* _Task requirements_: With the images removed, repeat the data below exactly.
::: Recorded information
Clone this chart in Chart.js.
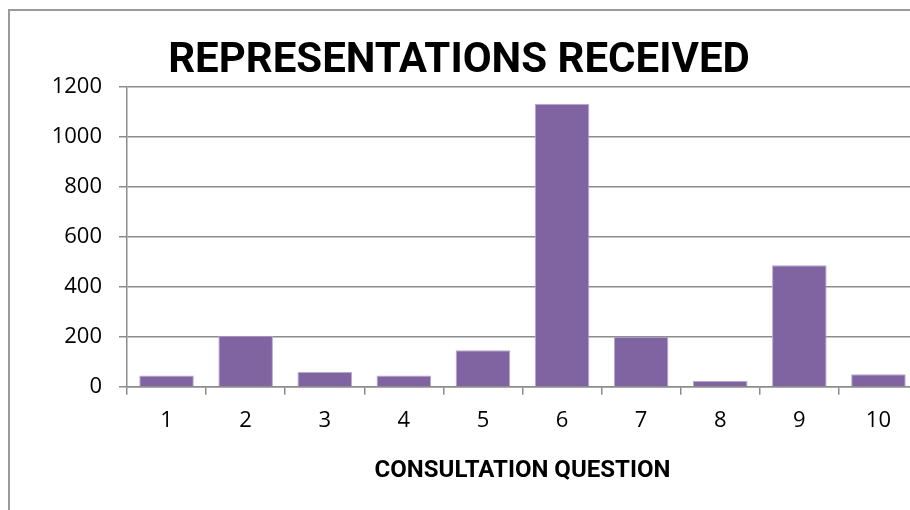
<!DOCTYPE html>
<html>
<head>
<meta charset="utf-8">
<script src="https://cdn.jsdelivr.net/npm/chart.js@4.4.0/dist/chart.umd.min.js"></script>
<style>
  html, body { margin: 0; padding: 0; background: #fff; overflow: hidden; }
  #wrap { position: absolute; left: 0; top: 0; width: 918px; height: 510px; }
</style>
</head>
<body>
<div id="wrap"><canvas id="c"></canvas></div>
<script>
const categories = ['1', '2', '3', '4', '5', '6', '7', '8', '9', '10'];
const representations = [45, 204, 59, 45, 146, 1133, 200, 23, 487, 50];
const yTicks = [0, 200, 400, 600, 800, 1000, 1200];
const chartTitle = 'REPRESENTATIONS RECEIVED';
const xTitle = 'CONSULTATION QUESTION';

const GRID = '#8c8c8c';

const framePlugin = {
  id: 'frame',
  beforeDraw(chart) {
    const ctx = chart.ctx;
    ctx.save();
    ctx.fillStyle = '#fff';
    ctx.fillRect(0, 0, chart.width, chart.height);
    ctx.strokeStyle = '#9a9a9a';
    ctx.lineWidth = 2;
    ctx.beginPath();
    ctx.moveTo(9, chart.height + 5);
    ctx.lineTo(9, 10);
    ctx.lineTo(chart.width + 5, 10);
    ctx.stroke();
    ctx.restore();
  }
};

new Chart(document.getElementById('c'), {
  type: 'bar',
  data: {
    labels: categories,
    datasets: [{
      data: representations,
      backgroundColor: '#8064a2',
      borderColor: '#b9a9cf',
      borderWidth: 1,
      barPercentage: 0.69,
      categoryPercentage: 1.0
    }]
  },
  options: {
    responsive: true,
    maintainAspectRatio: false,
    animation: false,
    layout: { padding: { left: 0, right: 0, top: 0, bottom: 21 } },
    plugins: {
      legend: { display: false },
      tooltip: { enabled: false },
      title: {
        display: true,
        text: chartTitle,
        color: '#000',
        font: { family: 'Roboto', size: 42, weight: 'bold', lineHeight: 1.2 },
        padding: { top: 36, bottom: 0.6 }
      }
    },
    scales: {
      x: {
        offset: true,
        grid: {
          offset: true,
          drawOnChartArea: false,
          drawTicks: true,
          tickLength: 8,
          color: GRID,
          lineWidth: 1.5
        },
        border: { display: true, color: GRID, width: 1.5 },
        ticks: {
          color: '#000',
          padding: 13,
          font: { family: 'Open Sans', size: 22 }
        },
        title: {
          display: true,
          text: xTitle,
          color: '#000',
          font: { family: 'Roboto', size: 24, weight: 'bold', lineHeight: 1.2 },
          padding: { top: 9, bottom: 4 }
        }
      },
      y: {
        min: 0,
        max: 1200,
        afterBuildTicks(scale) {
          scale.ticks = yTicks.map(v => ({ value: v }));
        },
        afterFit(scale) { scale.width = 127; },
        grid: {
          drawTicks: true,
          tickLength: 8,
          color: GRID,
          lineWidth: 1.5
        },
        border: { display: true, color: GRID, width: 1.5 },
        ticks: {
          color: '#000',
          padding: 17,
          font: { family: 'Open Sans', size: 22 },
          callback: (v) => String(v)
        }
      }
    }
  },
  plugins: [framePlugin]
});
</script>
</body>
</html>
::::::
* _Solution to the exercise_:
Clone this chart in Chart.js.
<!DOCTYPE html>
<html>
<head>
<meta charset="utf-8">
<script src="https://cdn.jsdelivr.net/npm/chart.js@4.4.0/dist/chart.umd.min.js"></script>
<style>
  html, body { margin: 0; padding: 0; background: #fff; overflow: hidden; }
  #wrap { position: absolute; left: 0; top: 0; width: 918px; height: 510px; }
</style>
</head>
<body>
<div id="wrap"><canvas id="c"></canvas></div>
<script>
const categories = ['1', '2', '3', '4', '5', '6', '7', '8', '9', '10'];
const representations = [45, 204, 59, 45, 146, 1133, 200, 23, 487, 50];
const yTicks = [0, 200, 400, 600, 800, 1000, 1200];
const chartTitle = 'REPRESENTATIONS RECEIVED';
const xTitle = 'CONSULTATION QUESTION';

const GRID = '#8c8c8c';

const framePlugin = {
  id: 'frame',
  beforeDraw(chart) {
    const ctx = chart.ctx;
    ctx.save();
    ctx.fillStyle = '#fff';
    ctx.fillRect(0, 0, chart.width, chart.height);
    ctx.strokeStyle = '#9a9a9a';
    ctx.lineWidth = 2;
    ctx.beginPath();
    ctx.moveTo(9, chart.height + 5);
    ctx.lineTo(9, 10);
    ctx.lineTo(chart.width + 5, 10);
    ctx.stroke();
    ctx.restore();
  }
};

new Chart(document.getElementById('c'), {
  type: 'bar',
  data: {
    labels: categories,
    datasets: [{
      data: representations,
      backgroundColor: '#8064a2',
      borderColor: '#b9a9cf',
      borderWidth: 1,
      barPercentage: 0.69,
      categoryPercentage: 1.0
    }]
  },
  options: {
    responsive: true,
    maintainAspectRatio: false,
    animation: false,
    layout: { padding: { left: 0, right: 0, top: 0, bottom: 21 } },
    plugins: {
      legend: { display: false },
      tooltip: { enabled: false },
      title: {
        display: true,
        text: chartTitle,
        color: '#000',
        font: { family: 'Roboto', size: 42, weight: 'bold', lineHeight: 1.2 },
        padding: { top: 36, bottom: 0.6 }
      }
    },
    scales: {
      x: {
        offset: true,
        grid: {
          offset: true,
          drawOnChartArea: false,
          drawTicks: true,
          tickLength: 8,
          color: GRID,
          lineWidth: 1.5
        },
        border: { display: true, color: GRID, width: 1.5 },
        ticks: {
          color: '#000',
          padding: 13,
          font: { family: 'Open Sans', size: 22 }
        },
        title: {
          display: true,
          text: xTitle,
          color: '#000',
          font: { family: 'Roboto', size: 24, weight: 'bold', lineHeight: 1.2 },
          padding: { top: 9, bottom: 4 }
        }
      },
      y: {
        min: 0,
        max: 1200,
        afterBuildTicks(scale) {
          scale.ticks = yTicks.map(v => ({ value: v }));
        },
        afterFit(scale) { scale.width = 127; },
        grid: {
          drawTicks: true,
          tickLength: 8,
          color: GRID,
          lineWidth: 1.5
        },
        border: { display: true, color: GRID, width: 1.5 },
        ticks: {
          color: '#000',
          padding: 17,
          font: { family: 'Open Sans', size: 22 },
          callback: (v) => String(v)
        }
      }
    }
  },
  plugins: [framePlugin]
});
</script>
</body>
</html>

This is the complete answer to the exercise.